Doctors at a Cleveland Clinic have successfully treated aggressive cancer in a dog, but without toxic side effects or physical discomfort. While this achievement gives hope to dog owners with ailing pets, it also could lead to new efforts to treat cancer in humans.

The announcement came from Joseph A. Bauer, PhD, of the Center for Hematology & Oncology Molecular Therapeutics at the Cleveland Clinic, at the 237th national meeting of the American Chemical Society in Salt Lake City , Utah.

Bauer’s team worked with a Bichon Frise, a 10-year-old male named Oscar, who suffered from an aggressive form of cancer called anal sac adenocarcinoma. Despite chemotherapy and radiation, the dog had shown no improvement and could not walk. Doctors had given him about three more months to live.

Bauer’s team gave Oscar a new cancer-killing drug called nitrosylcobalamin (NO-Cbl). Only two weeks after beginning the drug, the Bichon was improving and able to walk.

The NO-Cbl drug is made of a cancer-killing substance called nitric oxide, which is attached to vitamin B12. Receptors on a cell's surface attract the vitamin, which then enters the cell. Inside the cancer cell, the nitric oxide is released, killing the cancer cell from within.

Bauer’s team also reports encouraging results in two other canine patients. Nine months of NO-Cbl treatment shrank a spinal tumor in a 6-year-old golden retriever by 40 percent, and the dog, who once suffered severe nerve damage to a hind leg, is now able to go on two-mile walks. The treatment also significantly reduced inoperable thyroid cancer in a 13-year-old Giant Schnauzer. Within 10 weeks, the dog’s tumor had shrunk by 77 percent. Neither dog suffered from negative side effects.
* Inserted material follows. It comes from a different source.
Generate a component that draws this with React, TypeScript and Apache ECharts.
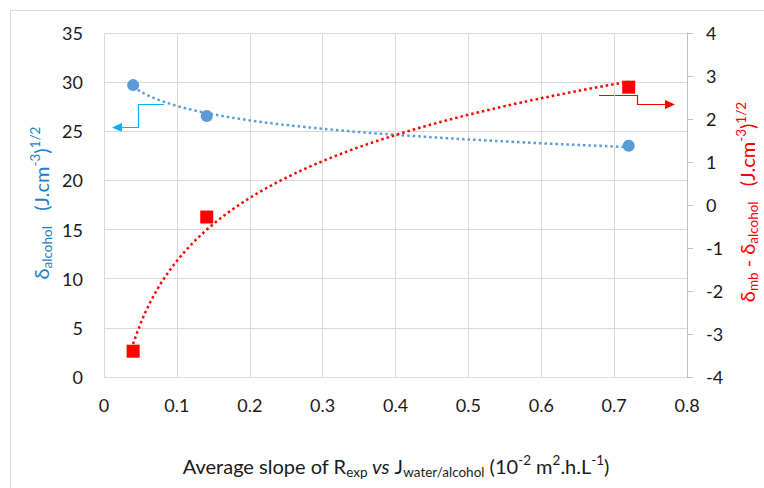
import React, { useEffect, useRef } from "react";
import * as echarts from "echarts";

const slopes = [0.04, 0.141, 0.72];
const deltaAlcohol = [29.7, 26.55, 23.53];
const deltaDiff = [-3.4, -0.28, 2.74];
const xTicks = { min: 0, max: 0.8, interval: 0.1 };
const yLeftTicks = { min: 0, max: 35, interval: 5 };
const yRightTicks = { min: -4, max: 4, interval: 1 };

// logarithmic trendline (least squares on ln x), as in the original spreadsheet
function logFit(xs: number[], ys: number[]) {
  const lx = xs.map((v) => Math.log(v));
  const mx = lx.reduce((a, b) => a + b, 0) / lx.length;
  const my = ys.reduce((a, b) => a + b, 0) / ys.length;
  let sxy = 0, sxx = 0;
  lx.forEach((v, i) => { sxy += (v - mx) * (ys[i] - my); sxx += (v - mx) * (v - mx); });
  const b = sxy / sxx;
  const a = my - b * mx;
  const x0 = Math.min(...xs), x1 = Math.max(...xs);
  const pts: number[][] = [];
  const n = 120;
  for (let i = 0; i <= n; i++) {
    const x = x0 + ((x1 - x0) * i) / n;
    pts.push([x, a + b * Math.log(x)]);
  }
  return pts;
}

const FONT = "Lato, 'Open Sans', sans-serif";

export default function App() {
  const ref = useRef<HTMLDivElement>(null);
  useEffect(() => {
    const chart = echarts.init(ref.current!, null, { renderer: "svg" });
    const blue = "#5B9BD5";
    const red = "#FF0000";
    const titleBlue = "#1E80C8";
    const grid = "#D9D9D9";
    const axisLabel = { color: "#1a1a1a", fontSize: 18, fontFamily: FONT };
    const richBase = (color: string, size: number, subSize: number) => ({
      d: { fontSize: size, fontFamily: FONT, fill: color, lineHeight: 26, verticalAlign: "middle" },
      sub: { fontSize: subSize, fontFamily: FONT, fill: color, lineHeight: 26, verticalAlign: "bottom" },
      sup: { fontSize: subSize, fontFamily: FONT, fill: color, lineHeight: 26, verticalAlign: "top" },
    });
    chart.setOption({
      animation: false,
      backgroundColor: "#ffffff",
      grid: { left: 104, right: 77, top: 33, bottom: 111, containLabel: false },
      xAxis: {
        type: "value",
        min: xTicks.min,
        max: xTicks.max,
        interval: xTicks.interval,
        axisLine: { show: true, lineStyle: { color: grid } },
        axisTick: { show: false },
        axisLabel: { ...axisLabel, margin: 19 },
        splitLine: { show: true, lineStyle: { color: grid } },
      },
      yAxis: [
        {
          type: "value",
          min: yLeftTicks.min,
          max: yLeftTicks.max,
          interval: yLeftTicks.interval,
          axisLine: { show: false },
          axisTick: { show: false },
          axisLabel: { ...axisLabel, margin: 21 },
          splitLine: { show: true, lineStyle: { color: grid } },
        },
        {
          type: "value",
          position: "right",
          min: yRightTicks.min,
          max: yRightTicks.max,
          interval: yRightTicks.interval,
          axisLine: { show: true, lineStyle: { color: "#BFBFBF" } },
          axisTick: { show: true, length: 6, lineStyle: { color: "#BFBFBF" } },
          axisLabel: { ...axisLabel, margin: 19 },
          splitLine: { show: false },
        },
      ],
      series: [
        {
          type: "line",
          yAxisIndex: 0,
          data: logFit(slopes, deltaAlcohol),
          showSymbol: false,
          symbol: "none",
          lineStyle: { color: blue, width: 2.5, type: [2.5, 3] },
          z: 2,
        },
        {
          type: "line",
          yAxisIndex: 1,
          data: logFit(slopes, deltaDiff),
          showSymbol: false,
          symbol: "none",
          lineStyle: { color: red, width: 2.5, type: [2.5, 3] },
          z: 2,
        },
        {
          type: "scatter",
          yAxisIndex: 0,
          data: slopes.map((x, i) => [x, deltaAlcohol[i]]),
          symbol: "circle",
          symbolSize: 12,
          itemStyle: { color: blue, opacity: 1 },
          z: 3,
        },
        {
          type: "scatter",
          yAxisIndex: 1,
          data: slopes.map((x, i) => [x, deltaDiff[i]]),
          symbol: "rect",
          symbolSize: 13,
          itemStyle: { color: red, opacity: 1 },
          z: 3,
        },
      ],
      graphic: [
        {
          type: "rect",
          shape: { x: 10.5, y: 10.5, width: 900, height: 700 },
          style: { fill: "none", stroke: "#D9D9D9", lineWidth: 1 },
          silent: true,
          z: -10,
        },
        // left axis title
        {
          type: "text",
          x: 41,
          y: 203,
          rotation: Math.PI / 2,
          style: {
            text: "{d|δ}{sub|alcohol}{d|   (J.cm}{sup|-3}{d|)}{sup|1/2}",
            rich: richBase(titleBlue, 20, 13.5),
            align: "center",
            verticalAlign: "middle",
          },
        },
        // right axis title
        {
          type: "text",
          x: 747,
          y: 202,
          rotation: Math.PI / 2,
          style: {
            text: "{d|δ}{sub|mb}{d| - δ}{sub|alcohol}{d|   (J.cm}{sup|-3}{d|)}{sup|1/2}",
            rich: richBase(red, 20, 13.5),
            align: "center",
            verticalAlign: "middle",
          },
        },
        // x axis title
        {
          type: "text",
          x: 396,
          y: 466,
          style: {
            text: "{d|Average slope of R}{sub|exp}{i| vs}{d| J}{sub|water/alcohol}{d| (10}{sup|-2}{d| m}{sup|2}{d|.h.L}{sup|-1}{d|)}",
            rich: {
              ...richBase("#1a1a1a", 20, 13.5),
              i: { fontSize: 20, fontFamily: FONT, fontStyle: "italic", fill: "#1a1a1a", lineHeight: 26, verticalAlign: "middle" },
            },
            align: "center",
            verticalAlign: "middle",
          },
        },
        // blue arrow
        {
          type: "polyline",
          shape: { points: [[164, 104.5], [138.5, 104.5], [138.5, 127.5], [120, 127.5]] },
          style: { stroke: "#00B0F0", lineWidth: 1.2, fill: "none" },
        },
        {
          type: "polygon",
          shape: { points: [[112, 127.5], [122, 123], [122, 132]] },
          style: { fill: "#00B0F0" },
        },
        // red arrow
        {
          type: "polyline",
          shape: { points: [[599, 95.5], [637.5, 95.5], [637.5, 104.5], [667, 104.5]] },
          style: { stroke: red, lineWidth: 1.2, fill: "none" },
        },
        {
          type: "polygon",
          shape: { points: [[675, 104.5], [665, 100], [665, 109]] },
          style: { fill: red },
        },
      ],
    });
    return () => chart.dispose();
  }, []);
  return (
    <div
      ref={ref}
      style={{ position: "fixed", left: 0, top: 0, width: 764, height: 488, background: "#fff" }}
    />
  );
}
Currently, the medical team is working with 10 dogs, all of which will be tracked for a year with the cooperation of their own veterinarians. Although mice are typically used in cancer research (they are genetically bred to develop tumors), dogs - like their human counterparts - spontaneously develop tumors. The fact that people and dogs are genetically similar may help the drug's chance of getting through the FDA’s strict drug approval chain so Bauer can begin tests on human cancer patients.

Of course, Bauer, owner of a two-year-old beagle, also hopes the drug will be available in the future for canine patients who need it.